If you’ve played games, you know the feeling. You fail, get frustrated, and want to quit.
But you don’t. Because deep down, you know you can beat it. You want to beat it.
That’s not motivation you’re feeling. It’s emotional design.
Your buttons are being pushed.
The game made the problem just painful enough that you had to solve it.
The real world has these triggers, too. But they don’t flash red when it happens. And they’re different for everyone.
For me, it was sharing a house with 5 strangers.
I couldn’t cook freely because the kitchen was overcrowded in the evenings.
I couldn’t invite my date over without constant interruptions.
It pushed my buttons.
So I did the only thing I could:
I learned new skills.
Because new skills led to a better job.
A better job meant more income.
And more income meant my own apartment.
Level 3: Craft Your Focus Bubble
Before things started to improve, I had just moved to a new town.
I didn’t know anyone.
Some would have found the experience isolating. But I saw it as an opportunity to reflect on my past and think about the future.
It was a rare opportunity to pursue my goals without any distractions.
Boredom became my greatest asset. Without distractions, I could finally think clearly.
I used this time to create a personal focus bubble by going to bed early, waking up early, and building a habit of going to the gym, then studying for 30-60 minutes when I arrived home. Just enough time before my work shift began.

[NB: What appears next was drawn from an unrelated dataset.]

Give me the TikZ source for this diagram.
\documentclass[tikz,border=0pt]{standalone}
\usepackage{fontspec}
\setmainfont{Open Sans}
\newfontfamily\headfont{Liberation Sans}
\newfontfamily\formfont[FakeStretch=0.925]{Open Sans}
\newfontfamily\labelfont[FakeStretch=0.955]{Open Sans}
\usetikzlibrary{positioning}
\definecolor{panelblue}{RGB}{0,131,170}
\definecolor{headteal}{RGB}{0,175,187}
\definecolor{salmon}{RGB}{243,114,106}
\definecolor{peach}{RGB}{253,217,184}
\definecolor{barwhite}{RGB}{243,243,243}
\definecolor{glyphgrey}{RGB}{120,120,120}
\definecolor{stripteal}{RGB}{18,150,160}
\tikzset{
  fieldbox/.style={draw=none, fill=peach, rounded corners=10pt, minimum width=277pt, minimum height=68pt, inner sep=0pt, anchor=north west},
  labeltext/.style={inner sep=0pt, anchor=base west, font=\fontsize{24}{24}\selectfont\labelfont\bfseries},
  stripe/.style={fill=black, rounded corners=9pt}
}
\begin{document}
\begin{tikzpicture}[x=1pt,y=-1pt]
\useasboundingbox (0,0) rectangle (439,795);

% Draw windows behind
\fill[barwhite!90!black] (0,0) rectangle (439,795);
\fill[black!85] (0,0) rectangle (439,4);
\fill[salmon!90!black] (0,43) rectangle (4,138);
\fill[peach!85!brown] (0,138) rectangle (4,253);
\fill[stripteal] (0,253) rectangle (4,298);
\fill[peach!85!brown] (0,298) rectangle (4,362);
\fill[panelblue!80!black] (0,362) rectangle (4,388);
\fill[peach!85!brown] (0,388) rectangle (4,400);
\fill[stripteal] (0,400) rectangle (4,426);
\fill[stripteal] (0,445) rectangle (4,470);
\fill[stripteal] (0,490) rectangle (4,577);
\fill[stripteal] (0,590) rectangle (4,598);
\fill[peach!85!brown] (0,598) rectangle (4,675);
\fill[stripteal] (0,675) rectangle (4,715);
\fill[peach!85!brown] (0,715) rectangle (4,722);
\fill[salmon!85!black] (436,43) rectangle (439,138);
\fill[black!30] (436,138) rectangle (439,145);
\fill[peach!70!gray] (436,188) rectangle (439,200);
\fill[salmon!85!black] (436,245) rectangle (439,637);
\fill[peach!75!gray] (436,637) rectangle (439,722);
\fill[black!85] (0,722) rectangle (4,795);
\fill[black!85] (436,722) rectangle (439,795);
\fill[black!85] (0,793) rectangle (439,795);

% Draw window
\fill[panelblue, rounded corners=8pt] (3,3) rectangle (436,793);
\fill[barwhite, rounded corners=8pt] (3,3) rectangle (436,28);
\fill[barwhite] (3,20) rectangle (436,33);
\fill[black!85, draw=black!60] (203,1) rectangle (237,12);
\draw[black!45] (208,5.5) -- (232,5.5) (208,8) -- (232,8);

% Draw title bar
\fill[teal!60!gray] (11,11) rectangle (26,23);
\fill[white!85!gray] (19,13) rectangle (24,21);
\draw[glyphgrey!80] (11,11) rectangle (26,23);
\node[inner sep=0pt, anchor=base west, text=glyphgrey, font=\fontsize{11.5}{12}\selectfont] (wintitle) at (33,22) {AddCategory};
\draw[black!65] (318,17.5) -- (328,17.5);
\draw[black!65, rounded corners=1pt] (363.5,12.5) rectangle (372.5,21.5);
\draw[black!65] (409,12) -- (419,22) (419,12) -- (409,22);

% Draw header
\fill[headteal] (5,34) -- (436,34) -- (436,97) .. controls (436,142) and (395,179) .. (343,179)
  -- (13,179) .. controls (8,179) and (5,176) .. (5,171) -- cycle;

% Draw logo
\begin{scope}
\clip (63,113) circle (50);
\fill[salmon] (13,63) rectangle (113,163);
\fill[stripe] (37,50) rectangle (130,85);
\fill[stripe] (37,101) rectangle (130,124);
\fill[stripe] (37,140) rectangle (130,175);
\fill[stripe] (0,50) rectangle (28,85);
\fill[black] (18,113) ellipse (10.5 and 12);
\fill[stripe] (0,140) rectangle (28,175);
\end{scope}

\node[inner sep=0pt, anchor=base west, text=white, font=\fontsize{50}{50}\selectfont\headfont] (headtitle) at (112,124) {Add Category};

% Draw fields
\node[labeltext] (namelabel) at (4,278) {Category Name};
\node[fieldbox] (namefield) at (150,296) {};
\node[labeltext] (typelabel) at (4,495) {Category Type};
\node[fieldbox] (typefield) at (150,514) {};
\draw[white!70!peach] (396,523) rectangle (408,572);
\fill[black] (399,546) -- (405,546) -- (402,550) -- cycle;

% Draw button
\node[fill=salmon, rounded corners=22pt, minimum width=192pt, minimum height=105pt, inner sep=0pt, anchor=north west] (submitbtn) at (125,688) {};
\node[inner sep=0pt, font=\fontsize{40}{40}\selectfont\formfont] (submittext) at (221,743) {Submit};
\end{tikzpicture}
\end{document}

That routine didn’t last forever. But it lasted long enough.
I’m not telling you to move out of town or build a rigid morning routine.
Like I said, it was a rare opportunity and I wanted to take advantage of it.
But you can engineer your own version of boredom.
You can create space for deep work, even in a noisy world.
Could you sleep an hour early and wake up sooner?
Is your commute quiet enough to study or reflect?
Can you spend your lunch break alone, even once a week?
I’m not saying it’s easy. But if you pay attention, you might notice opportunities you’ve been missing for years.
Level 4: Make Progress Automatic
After work, the couch will always be more tempting than your textbook.
That’s not a flaw. It’s just how most people’s brain works.
It wants comfort, not challenge. TikTok, not TypeScript.
So what’s the alternative? Rely on systems over your own knack for discipline.
Discipline relies on how you feel in the moment. Systems rely on what you have already decided ahead of time.
It’s a pre-written instruction that lets you operate even when your brain resists.
It’s why people can work jobs they hate every day, but struggle to work on their goals. The system is already in place: show up, do the work, get paid.
It’s also why so many lottery winners lose everything.
They had the outcome, but no system to support it. No framework for investing. Just vibes and spending sprees.
A key part of my system was building a simple time-blocking habit.
It worked like this:
Wake up at 6:00
Shower by 6:30
Gym by 7:00
Home by 8:00
Study for 30–60 minutes
Log in to work by 9:00
My mornings were time-blocked.
No internal conflicts. No relying on willpower. I followed instructions like a video game character.
I wasn’t constantly negotiating with myself. The decision was made by a smarter version of me the day before.
That’s what systems do. They separate decision-making from execution.
Even if you don’t feel like studying, you still sit in the chair.
Even if your brain resists, you give it one rule: “Don’t get up until the timer goes off.”
Eventually, you’ll get bored. And once boredom kicks in, you’ll probably start studying.
And if you don’t? You’re still building the habit just by showing up.
If you want to try this:
Pick a fixed time to study.
Pre-decide what you’ll work on (avoid ‘in-the-moment’ thinking).
Use a calendar or habit tracker to stay accountable.
Level 5: Measure Your Progress
In video games, we know when we’re improving. It’s baked into the experience.
You level up, gain skills, and see your stats rise.
Real life doesn’t show progress that clearly. So, I tracked every skill I learned.
It got me through the days I felt deflated. That felt like I was making no progress. That felt like everything I was learning escaped my brain as soon as it entered.
I used Notion to log what I learned and compared it against the ‘requirements’ and ‘nice-to-have’ parts of job descriptions.
APIs
Version Control
Infrastructure as Code
The list goes on…
Every box I filled reminded me I was getting closer to my goal.
It made progress feel real.
When recruiters started calling, I didn’t have to second-guess if I was ready. I knew what I was capable of.
Deconstructing my goals, measuring progress, and blocking out time saved me months of slowness, frustration, and feeling stuck.